L’objectif étant d’attirer davantage d’investisseurs étrangers et de promouvoir les opportunités d’investissement dans des projets verts au Maroc. Toutes ces mesures visent à créer un environnement favorable pour le développement de projets d’investissement climatiques au Maroc, en offrant un soutien technique, financier et promotionnel aux porteurs de projets et aux investisseurs potentiels. Elles contribuent ainsi à renforcer la compétitivité du Maroc dans ce domaine et à accélérer la transition vers une économie plus durable et résiliente face au changement climatique.
Pour bénéficier de ces mécanismes, les projets devront répondre à des critères d’éligibilité stricts en termes d’impact climatique positif et de solidité économique et financière. Un cadre réglementaire spécifique définissant ces critères devrait être mis en place. La répartition précise des risques entre puissance publique et investisseurs privés reste à définir. Cela dépendra des caractéristiques de chaque projet. Mais, en règle générale, l’État prend en charge les risques les plus élevés pour rendre les projets suffisamment bancables pour le privé.
Vers une autonomisation progressive du secteur privé dans la finance climat
Les mécanismes de soutien mentionnés, tels que l’assistance technique, la modélisation financière et les actions promotionnelles, doivent être considérés comme un coup de pouce initial de la part des pouvoirs publics. Leur objectif est de créer une dynamique favorable au développement de la finance climat au Maroc, en aidant le secteur privé à prendre son envol dans ce domaine.
Cependant, il ne s’agit pas d’un soutien permanent, mais plutôt d’un tremplin temporaire. L’objectif à long terme est que le secteur privé, comprenant les entreprises, les investisseurs et les institutions financières, acquière progressivement l’expertise, les capacités et la maturité nécessaires pour conduire de manière autonome et pérenne des projets d’investissement liés au climat.
Cette approche vise à éviter une dépendance excessive aux aides publiques, qui pourrait freiner l’innovation et la prise de risques par les acteurs privés. Au contraire, en bénéficiant d’un coup de pouce initial, le secteur privé sera encouragé à développer ses propres compétences, à explorer de nouvelles opportunités d’investissement et à trouver des solutions innovantes pour financer et mettre en œuvre des projets climatiques rentables et durables.
Au fur et à mesure que le secteur privé gagnera en expérience et en confiance, les mécanismes de soutien public pourront être progressivement réduits ou réorientés vers d’autres domaines prioritaires.

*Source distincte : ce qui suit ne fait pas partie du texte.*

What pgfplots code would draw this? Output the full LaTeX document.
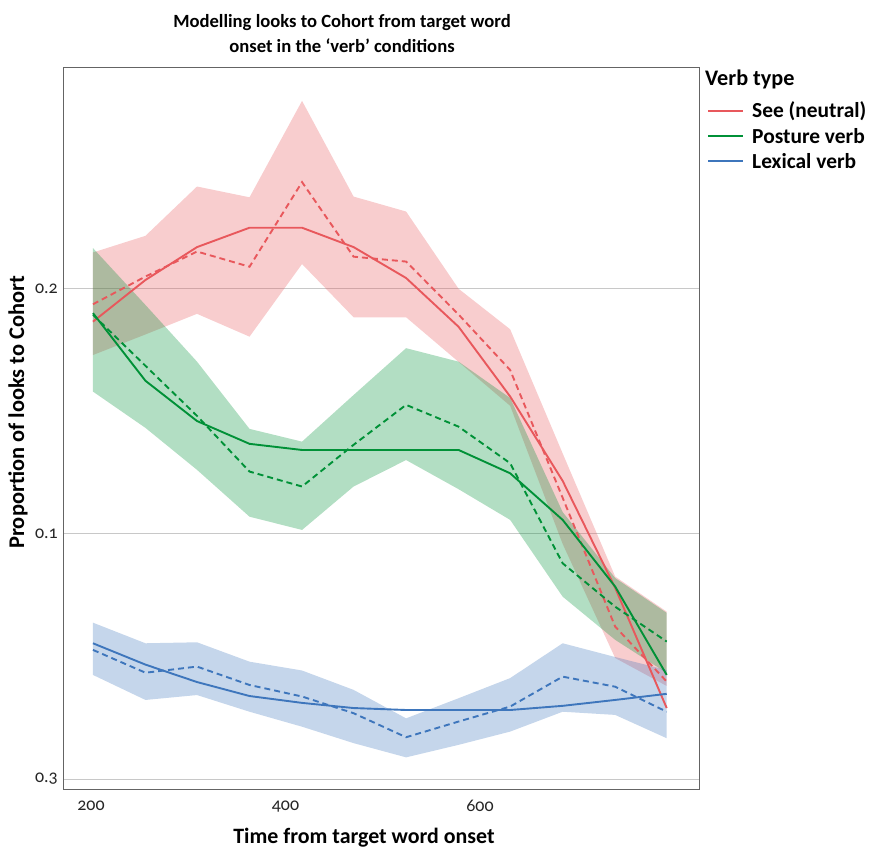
\documentclass[border=0pt]{standalone}
\usepackage{fontspec}
\setmainfont{Carlito}
\newfontfamily\tickfont[Numbers=OldStyle]{Carlito}
\usepackage{pgfplots}
\pgfplotsset{compat=1.18}
\usepackage{pgfplotstable}
\usepgfplotslibrary{fillbetween}

\definecolor{cRed}{RGB}{232,88,92}
\definecolor{cGreen}{RGB}{0,145,55}
\definecolor{cBlue}{RGB}{62,118,188}
\definecolor{gridc}{RGB}{200,200,200}
\definecolor{framec}{RGB}{100,100,100}

% x: time (ms); up/lo: ribbon; fit: solid line; obs: dashed line
\pgfplotstableread{
x   up    lo    fit   obs
202 2.146 1.728 1.864 1.935
256 2.214 1.812 2.034 2.048
309 2.415 1.896 2.168 2.150
363 2.371 1.803 2.247 2.088
417 2.764 2.099 2.247 2.433
470 2.374 1.882 2.168 2.129
524 2.313 1.882 2.042 2.109
578 1.998 1.700 1.843 1.893
631 1.833 1.521 1.559 1.667
685 1.327 0.958 1.215 1.146
739 0.825 0.493 0.779 0.621
792 0.682 0.379 0.289 0.397
}\redtab
\pgfplotstableread{
x   up    lo    fit   obs
202 2.164 1.579 1.899 1.892
256 1.932 1.431 1.623 1.684
309 1.701 1.260 1.459 1.480
363 1.427 1.069 1.366 1.253
417 1.375 1.015 1.341 1.192
470 1.565 1.192 1.341 1.362
524 1.756 1.300 1.341 1.525
578 1.701 1.181 1.341 1.436
631 1.553 1.056 1.246 1.287
685 1.088 0.743 1.056 0.879
739 0.819 0.567 0.784 0.702
792 0.677 0.432 0.424 0.560
}\greentab
\pgfplotstableread{
x   up    lo    fit   obs
202 0.637 0.424 0.553 0.526
256 0.553 0.322 0.466 0.433
309 0.557 0.342 0.395 0.458
363 0.478 0.274 0.338 0.383
417 0.442 0.213 0.310 0.336
470 0.363 0.146 0.289 0.268
524 0.247 0.088 0.281 0.170
578 0.329 0.139 0.281 0.234
631 0.411 0.193 0.281 0.295
685 0.553 0.274 0.298 0.417
739 0.497 0.261 0.322 0.376
792 0.444 0.166 0.347 0.274
}\bluetab

\begin{document}
\begin{tikzpicture}
\begin{axis}[
  name=ax,
  at={(0,0)}, anchor=south west,
  scale only axis, width=635.7bp, height=721.7bp,
  xmin=171.5, xmax=825.2, ymin=-0.041, ymax=2.901,
  xtick={200,400,600}, xticklabels={200,400,600},
  ytick={0,1,2}, yticklabels={0.3,0.1,0.2},
  major tick length=0pt,
  ymajorgrids, grid style={gridc, line width=0.8bp},
  axis line style={framec, line width=0.8bp},
  tick label style={font=\tickfont\fontsize{18}{21}\selectfont, text=black!85},
  xticklabel style={yshift=-8bp},
  yticklabel style={xshift=-2bp},
  title={Modelling looks to Cohort from target word\\onset in the ‘verb’ conditions},
  title style={at={(axis description cs:0.4384,1)}, anchor=south, align=center,
    font=\bfseries\fontsize{18.7}{25}\selectfont, yshift=5bp},
  xlabel={Time from target word onset},
  xlabel style={at={(axis description cs:0.473,0)}, anchor=north, yshift=-36bp,
    font=\bfseries\fontsize{22}{25}\selectfont},
  ylabel={Proportion of looks to Cohort},
  ylabel style={at={(axis description cs:-0.0505,0.522)}, anchor=south,
    font=\bfseries\fontsize{22.5}{25}\selectfont},
]
% ribbons
\addplot[name path=ru, draw=none, forget plot] table[x=x,y=up] {\redtab};
\addplot[name path=rl, draw=none, forget plot] table[x=x,y=lo] {\redtab};
\addplot[fill=cRed, fill opacity=0.3, draw=none, forget plot] fill between[of=ru and rl];
\addplot[name path=gu, draw=none, forget plot] table[x=x,y=up] {\greentab};
\addplot[name path=gl, draw=none, forget plot] table[x=x,y=lo] {\greentab};
\addplot[fill=cGreen, fill opacity=0.3, draw=none, forget plot] fill between[of=gu and gl];
\addplot[name path=bu, draw=none, forget plot] table[x=x,y=up] {\bluetab};
\addplot[name path=bl, draw=none, forget plot] table[x=x,y=lo] {\bluetab};
\addplot[fill=cBlue, fill opacity=0.3, draw=none, forget plot] fill between[of=bu and bl];
% lines
\addplot[cRed, line width=1.9bp, no marks, forget plot] table[x=x,y=fit] {\redtab};
\addplot[cRed, line width=1.9bp, no marks, dash pattern=on 6bp off 4bp, forget plot] table[x=x,y=obs] {\redtab};
\addplot[cGreen, line width=1.9bp, no marks, forget plot] table[x=x,y=fit] {\greentab};
\addplot[cGreen, line width=1.9bp, no marks, dash pattern=on 6bp off 4bp, forget plot] table[x=x,y=obs] {\greentab};
\addplot[cBlue, line width=1.9bp, no marks, forget plot] table[x=x,y=fit] {\bluetab};
\addplot[cBlue, line width=1.9bp, no marks, dash pattern=on 6bp off 4bp, forget plot] table[x=x,y=obs] {\bluetab};
\end{axis}
% legend
\node[anchor=west, font=\bfseries\fontsize{22.3}{25}\selectfont, inner sep=0pt]
  at ([xshift=6bp,yshift=-12bp]ax.north east) {Verb type};
\draw[cRed, line width=1.9bp] ([xshift=9bp,yshift=-43.7bp]ax.north east) -- ++(35bp,0);
\draw[cGreen, line width=1.9bp] ([xshift=9bp,yshift=-68.7bp]ax.north east) -- ++(35bp,0);
\draw[cBlue, line width=1.9bp] ([xshift=9bp,yshift=-93.7bp]ax.north east) -- ++(35bp,0);
\node[anchor=west, font=\bfseries\fontsize{21.5}{24}\selectfont, inner sep=0pt]
  at ([xshift=53bp,yshift=-43.7bp]ax.north east) {See (neutral)};
\node[anchor=west, font=\bfseries\fontsize{21.5}{24}\selectfont, inner sep=0pt]
  at ([xshift=53bp,yshift=-68.7bp]ax.north east) {Posture verb};
\node[anchor=west, font=\bfseries\fontsize{21.5}{24}\selectfont, inner sep=0pt]
  at ([xshift=53bp,yshift=-93.7bp]ax.north east) {Lexical verb};
\path (-63.3bp,-58bp) rectangle (807.7bp,789bp);
\end{tikzpicture}
\end{document}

La finance climat deviendra alors une activité autoportante, ancrée dans les stratégies d’investissement et les modèles d’affaires des acteurs privés.
Ainsi, cette approche vise à créer une dynamique vertueuse où le secteur public joue un rôle de catalyseur initial, permettant au secteur privé de prendre le relais et de s’approprier pleinement le financement des projets climatiques au Maroc, assurant ainsi la durabilité et la pérennité de ces efforts à long terme.
Des mécanismes fiscaux et financiers complémentaires à l’étude
Des mécanismes fiscaux et financiers complémentaires sont à l’étude pour renforcer l’attrait du Maroc selon le rapport, qui n’en précise pas la nature.
«La transparence et la bonne gouvernance seront essentielles dans la mise en œuvre de ces mécanismes complexes impliquant des fonds publics», prévient un analyste.
Les coûts pour l’État restent à chiffrer mais un niveau élevé d’investissements publics sera nécessaire au départ. Les secteurs de l’énergie renouvelable, de l’efficacité énergétique et des transports verts seront prioritaires. Si ces mécanismes visent à mobiliser le secteur privé dans son ensemble, certains pourraient être réservés aux investisseurs institutionnels compte tenu des montants en jeu.